The rabbits liked being able to see out, and I think they didn’t mind being in their stroller once they got over the initial confusion about what was going on. The vet thought it was adorable. After going to the vets, I needed some feminine hygiene supplies so I walked around the supermarket with my rabbits in their stroller. The woman at the till gave me a very strange look but no-one else really noticed that there were bunnies in the stroller. I’ve used the stroller once before, taking Fifer to a supermarket the day after Katie died (he needed companionship and so did I), but he could easily escape because the sides were open (he chose not to, because he’s a very well behaved rabbit), which I wasn’t happy about. Now it’s 100% rabbit proof and safe to use outdoors too!
Is It Legal?
Regarding the law, unless you’re going somewhere such as a government building (eg. for a wedding), anywhere else there is no specific law in the UK against taking your bunnies as long as they are safe and in an enclosed space.

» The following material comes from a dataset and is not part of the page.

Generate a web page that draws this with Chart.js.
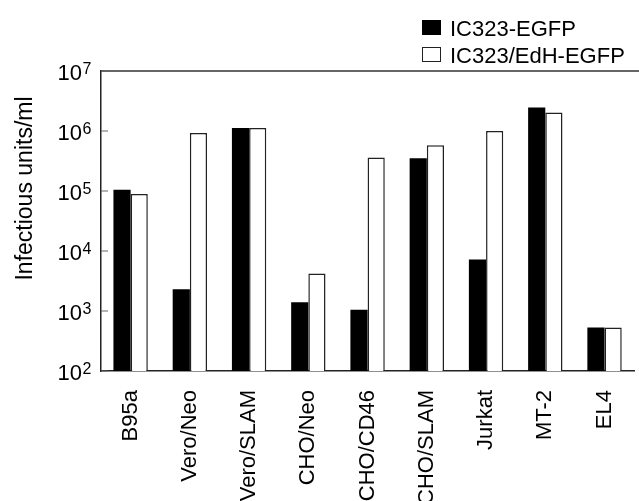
<!DOCTYPE html>
<html>
<head>
<meta charset="utf-8">
<script src="https://cdn.jsdelivr.net/npm/chart.js@4.4.1/dist/chart.umd.min.js"></script>
<style>
  html, body { margin: 0; padding: 0; background: #fff; overflow: hidden; }
  #wrap { position: relative; width: 642px; height: 501px; }
</style>
</head>
<body>
<div id="wrap"><canvas id="c"></canvas></div>
<script>
// ---- data ----
const categories = ['B95a', 'Vero/Neo', 'Vero/SLAM', 'CHO/Neo', 'CHO/CD46', 'CHO/SLAM', 'Jurkat', 'MT-2', 'EL4'];
const seriesNames = ['IC323-EGFP', 'IC323/EdH-EGFP'];
const ic323 = [1.05e5, 2.3e3, 1.12e6, 1.4e3, 1.05e3, 3.5e5, 7.2e3, 2.46e6, 5.3e2];
const ic323EdH = [8.9e4, 9.3e5, 1.12e6, 4.2e3, 3.6e5, 5.8e5, 1.0e6, 2.03e6, 5.3e2];
const yTickValues = [1e2, 1e3, 1e4, 1e5, 1e6, 1e7];
const yTickExponents = ['2', '3', '4', '5', '6', '7'];
const yTitle = 'Infectious units/ml';

const FONT = '"Liberation Sans", Arial, Helvetica, sans-serif';

const decor = {
  id: 'decor',
  afterDraw(chart) {
    const ctx = chart.ctx;
    const area = chart.chartArea;
    const y = chart.scales.y;
    ctx.save();
    // top frame line
    ctx.strokeStyle = '#333';
    ctx.lineWidth = 1.5;
    ctx.beginPath();
    ctx.moveTo(area.left, area.top);
    ctx.lineTo(chart.width, area.top);
    ctx.stroke();
    // inner tick marks + labels
    y.ticks.forEach((t, i) => {
      const py = y.getPixelForValue(t.value);
      ctx.strokeStyle = '#666';
      ctx.lineWidth = 1;
      ctx.beginPath();
      ctx.moveTo(area.left, py);
      ctx.lineTo(area.left + 7, py);
      ctx.stroke();
      ctx.fillStyle = '#000';
      ctx.textAlign = 'right';
      ctx.textBaseline = 'alphabetic';
      ctx.font = '22px ' + FONT;
      ctx.fillText('10', 82, py + 9);
      ctx.textAlign = 'left';
      ctx.font = '16px ' + FONT;
      ctx.fillText(yTickExponents[i], 82.5, py + 2.5);
    });
    // y title
    ctx.save();
    ctx.translate(32, 188.5);
    ctx.rotate(-Math.PI / 2);
    ctx.textAlign = 'center';
    ctx.textBaseline = 'alphabetic';
    ctx.font = '23px ' + FONT;
    ctx.fillStyle = '#000';
    ctx.fillText(yTitle, 0, 0);
    ctx.restore();
    // legend
    chart.data.datasets.forEach((ds, i) => {
      const ly = 27.5 + i * 27;
      ctx.fillStyle = ds.backgroundColor;
      ctx.fillRect(422, ly - 7.5, 19, 15);
      if (ds.borderWidth) {
        ctx.strokeStyle = '#222';
        ctx.lineWidth = 1;
        ctx.strokeRect(422.5, ly - 7, 18, 14);
      }
      ctx.fillStyle = '#000';
      ctx.font = '22px ' + FONT;
      ctx.textAlign = 'left';
      ctx.textBaseline = 'alphabetic';
      ctx.fillText(ds.label, 450, ly + 8);
    });
    ctx.restore();
  }
};

new Chart(document.getElementById('c'), {
  type: 'bar',
  data: {
    labels: categories,
    datasets: [
      { label: seriesNames[0], data: ic323, backgroundColor: '#000', borderColor: '#000', borderWidth: 0 },
      { label: seriesNames[1], data: ic323EdH, backgroundColor: '#fff', borderColor: '#222', borderWidth: 1.5 }
    ]
  },
  options: {
    responsive: true,
    maintainAspectRatio: false,
    animation: false,
    layout: { padding: { top: 71, right: 1, left: 0, bottom: 0 } },
    plugins: { legend: { display: false }, tooltip: { enabled: false } },
    datasets: { bar: { barPercentage: 1.0, categoryPercentage: 0.58 } },
    scales: {
      x: {
        grid: { display: false },
        border: { display: true, color: '#222', width: 1.5 },
        ticks: {
          color: '#000',
          font: { size: 22, family: FONT },
          minRotation: 90, maxRotation: 90,
          padding: 11,
          autoSkip: false
        },
        afterFit(scale) { scale.height = 130; }
      },
      y: {
        type: 'logarithmic',
        min: 100, max: 1e7,
        grid: { display: false },
        border: { display: true, color: '#222', width: 1.5 },
        ticks: { display: false },
        afterBuildTicks(scale) { scale.ticks = yTickValues.map(v => ({ value: v })); },
        afterFit(scale) { scale.width = 101; }
      }
    }
  },
  plugins: [decor]
});
</script>
</body>
</html>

As long as the bunnies are safe and can’t escape, its perfectly legal to take them to most public places (if slightly unusual), but I would suggest people consider whether the environment might stress the rabbits too much before just taking them out everywhere. Public transport (bus drivers etc) may have issues if you get on a busy bus and have to take the rabbits out of the stroller to fold it away and put in the luggage hold, because at that point there’s a loose rabbit on their bus, so I would think about that aspect as well.

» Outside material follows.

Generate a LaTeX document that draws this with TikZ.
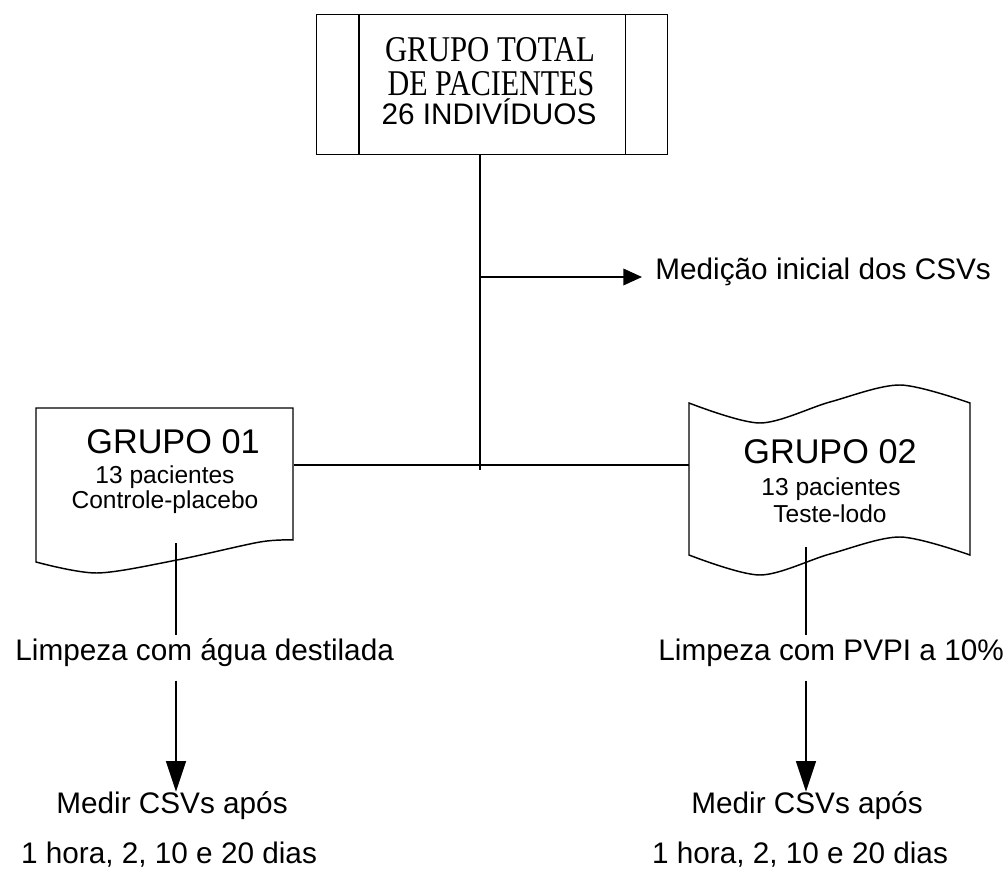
\documentclass[tikz,border=0pt]{standalone}
\usepackage{graphicx}
\usepackage{fontspec}
\setmainfont{Liberation Sans}
\newfontfamily\seriffont{Liberation Serif}
\usetikzlibrary{arrows.meta,calc}
\begin{document}
\begin{tikzpicture}[x=0.75pt,y=-0.75pt, line width=1.1pt,
  txt/.style={inner sep=2pt, anchor=base},
  body/.style={font=\fontsize{22.3}{26}\selectfont},
  head/.style={font=\fontsize{25.7}{30}\selectfont},
  sub/.style={font=\fontsize{18.4}{22}\selectfont},
  ser/.style={font=\seriffont\fontsize{22.8}{26}\selectfont},
  varr/.style={-{Triangle[length=23pt,width=15pt]}},
  harr/.style={-{Triangle[length=14pt,width=12.5pt]}}]
\useasboundingbox (0,0) rectangle (1008,870);

% top box
\node[draw, minimum width=263.25pt, minimum height=105pt, inner sep=0, anchor=north west] (top) at (316,14) {};
\draw ($(top.north west)+(43,0)$) -- ($(top.south west)+(43,0)$);
\draw ($(top.north east)+(-43,0)$) -- ($(top.south east)+(-43,0)$);
\node[txt, ser, inner sep=0] (t1) at (490,62) {\resizebox{157.5pt}{18pt}{GRUPO TOTAL}};
\node[txt, ser, inner sep=0] (t2) at (491,96) {\resizebox{155pt}{18pt}{DE PACIENTES}};
\node[txt, body, inner sep=0] (t3) at (489,125) {26 INDIVÍDUOS};

% group 01 (document shape)
\draw (36,408) -- (293,408) -- (293,540) -- plot[smooth] coordinates {(293,540) (260,542) (177,560) (97,573) (36,562)} -- cycle;
\node[inner sep=0, minimum width=192.75pt, minimum height=115.5pt, anchor=north west] (g1) at (36,408) {};
\node[txt, head] (g1a) at (173,453) {GRUPO 01};
\node[txt, sub] (g1b) at (165,483) {13 pacientes};
\node[txt, sub] (g1c) at (165,508) {Controle-placebo};

% group 02 (tape shape)
\draw plot[smooth] coordinates {(689,403) (760,423) (830,402) (900,385) (970,403)} -- (970,555) -- plot[smooth] coordinates {(970,555) (900,537) (830,554) (760,575) (689,555)} -- cycle;
\node[inner sep=0, minimum width=210.75pt, minimum height=142.5pt, anchor=north west] (g2) at (689,385) {};
\node[txt, head] (g2a) at (830,463) {GRUPO 02};
\node[txt, sub] (g2b) at (831,495) {13 pacientes};
\node[txt, sub] (g2c) at (830,522) {Teste-lodo};

% labels
\node[txt, body, anchor=base west] (med) at (652,280) {Medição inicial dos CSVs};
\node[txt, body, anchor=base west] (limp1) at (12,660) {Limpeza com água destilada};
\node[txt, body, anchor=base west] (limp2) at (655,660) {Limpeza com PVPI a 10\%};
\node[txt, body] (med1) at (172,813) {Medir CSVs após};
\node[txt, body] (hora1) at (169,863) {1 hora, 2, 10 e 20 dias};
\node[txt, body] (med2) at (807,813) {Medir CSVs após};
\node[txt, body] (hora2) at (800,863) {1 hora, 2, 10 e 20 dias};

% connectors
\coordinate (j) at (480,465);
\coordinate (jb) at (480,470);
\coordinate (b) at (480,277);
\coordinate (g1s) at (176,543);
\coordinate (g2s) at (806,547);
\draw (top.south -| j) -- (jb);
\draw (g1.east |- j) -- (g2.west |- j);
\draw[harr] (b) -- ($(b -| med.west)+(-10,0)$);
\draw (g1s) -- (g1s |- limp1.north);
\draw[varr] ($(limp1.south -| g1s)+(0,11)$) -- ($(med1.north -| g1s)+(0,4)$);
\draw (g2s) -- (g2s |- limp2.north);
\draw[varr] ($(limp2.south -| g2s)+(0,11)$) -- ($(med2.north -| g2s)+(0,4)$);
\end{tikzpicture}
\end{document}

This week’s Weekly Photo Challenge was Admiration. I’ve explained why this fits the bill underneath.
This week you had to show something or someone you admired.
I was totally going to do this the day after my last post but I had a bit of trouble with this one because I tend to either admire people from afar or, if it’s some one I know, I’m generally unable to post pics of them on my blog without their consent. Which they tend not to give, since most of the people I admire (my Dearest, for example) have important jobs they wouldn’t want to tangle up with my blog which sometimes borders on the unconventional (let’s say), I struggled to think of something.

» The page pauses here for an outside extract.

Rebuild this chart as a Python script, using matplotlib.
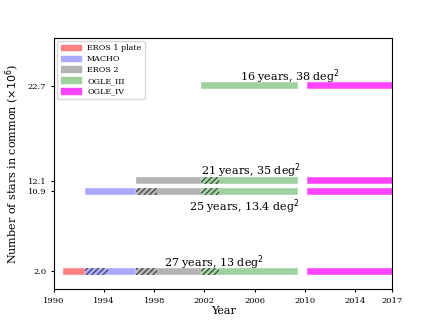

Poppy, one of our bunny rabbits, got hurt last week playing in the garden. So while she was recuperating we moved her and Fifer, her boyfriend, into our kitchen in the spare indoor hutch.
Used to going outside whenever they like (their home has 24/7 indoor outdoor access) it’s been especially hard on Fifer, who is half-wild.
I admire how he’s tried his best to take the new surroundings in his stride, despite being unhappy that he can’t play out when he wants to, and I admire that he has done everything he can to look after Poppy.
You may not remember that Fifer was so antisocial when we first got him that he nearly killed a bonded pair of rabbits by premeditatively breaking into their run and attacking them at a time of day when I and my Dearest were not at home.
He had issues, and we got him a new friend (Katie) to help him socialize.
When he lost Katie, he seemed to be going back down that path, and for a while I had to keep him and Poppy separate because he was just rejecting her and she was being all fighty with him.
But it’s 6 months later, and he’s taken to Poppy so well that he has done his utmost to make her comfortable while they’re indoors.
As a treat, I decided that since we couldn’t take the bunny rabbits to the garden, I’d have to take the garden to the bunnies. So I dug up a big triple dandelion (do they grow on top of each other everywhere or just in my garden) and put it on some newspaper in the kitchen.
I hope my Dearest doesn’t mind too much when he gets home.
I got this infographic about how to pick up and hold a rabbit, in an email from Pets At Home, and while I know how to look after my bunnies, I thought it might be useful for anyone with a rabbit (or considering getting a rabbit) just to see one of the ideal ways to handle a pet bunny. There are other ways you can hold a rabbit that will still bring them comfort and reassurance but this is definitely useful if you’re thinking of getting a beautiful rabbit (don’t worry about the “rabbits are calmer when they can’t see,” all of my bunnies like to see what’s going on when they get picked up). I think this is helpful whether you’re getting a bunny either as a houserabbit or a garden rabbit. Bunnies are especially popular to buy over Easter time, and I urge you to wait until four weeks after Easter if you’re getting a bunny, because that’s when the shelters (and Pets at Home’s adoption section, where 3 of my 5 rabbits have come from) start getting inundated with unwanted Easter bunnies. It’s a very, very sad situation and I wrote a story about it last year to show what life is like for a lot of rabbits, from the rabbit’s point of view. People buy them, don’t understand how to care for them, then leave them in a tiny hutch and throw food at them once a day (if they remember). If the rabbit is lucky, the owner finally admits they were wrong and gives the animal up for adoption so it has a chance of a loving home, but many owners of unwanted rabbits don’t bother. No animal wants to live like that and I’d like to think that all my readers are compassionate enough to read my other rabbit care articles before getting a bunny. It’s very tragic that the most popular rabbit article on my site is “what to do with an unwanted rabbit” and last year it made the top 10 after Christmas and Easter (and after Christmas this year). Anyway, here’s the infographic. Click the picture to enlarge:
I don’t own the image, it’s copyright to Pets at Home, this post is not sponsored and no affiliate links, I just thought it would be a useful resource for people with rabbits who aren’t members of Pets at Home VIP club (if you live in the UK, I strongly recommend you join them because it’s free and you get loads of benefits such as discount vouchers and free magazines with useful information like the infographic above). You can join in any Pets at Home store or online.
Would you ever get a rabbit? Have you already got one?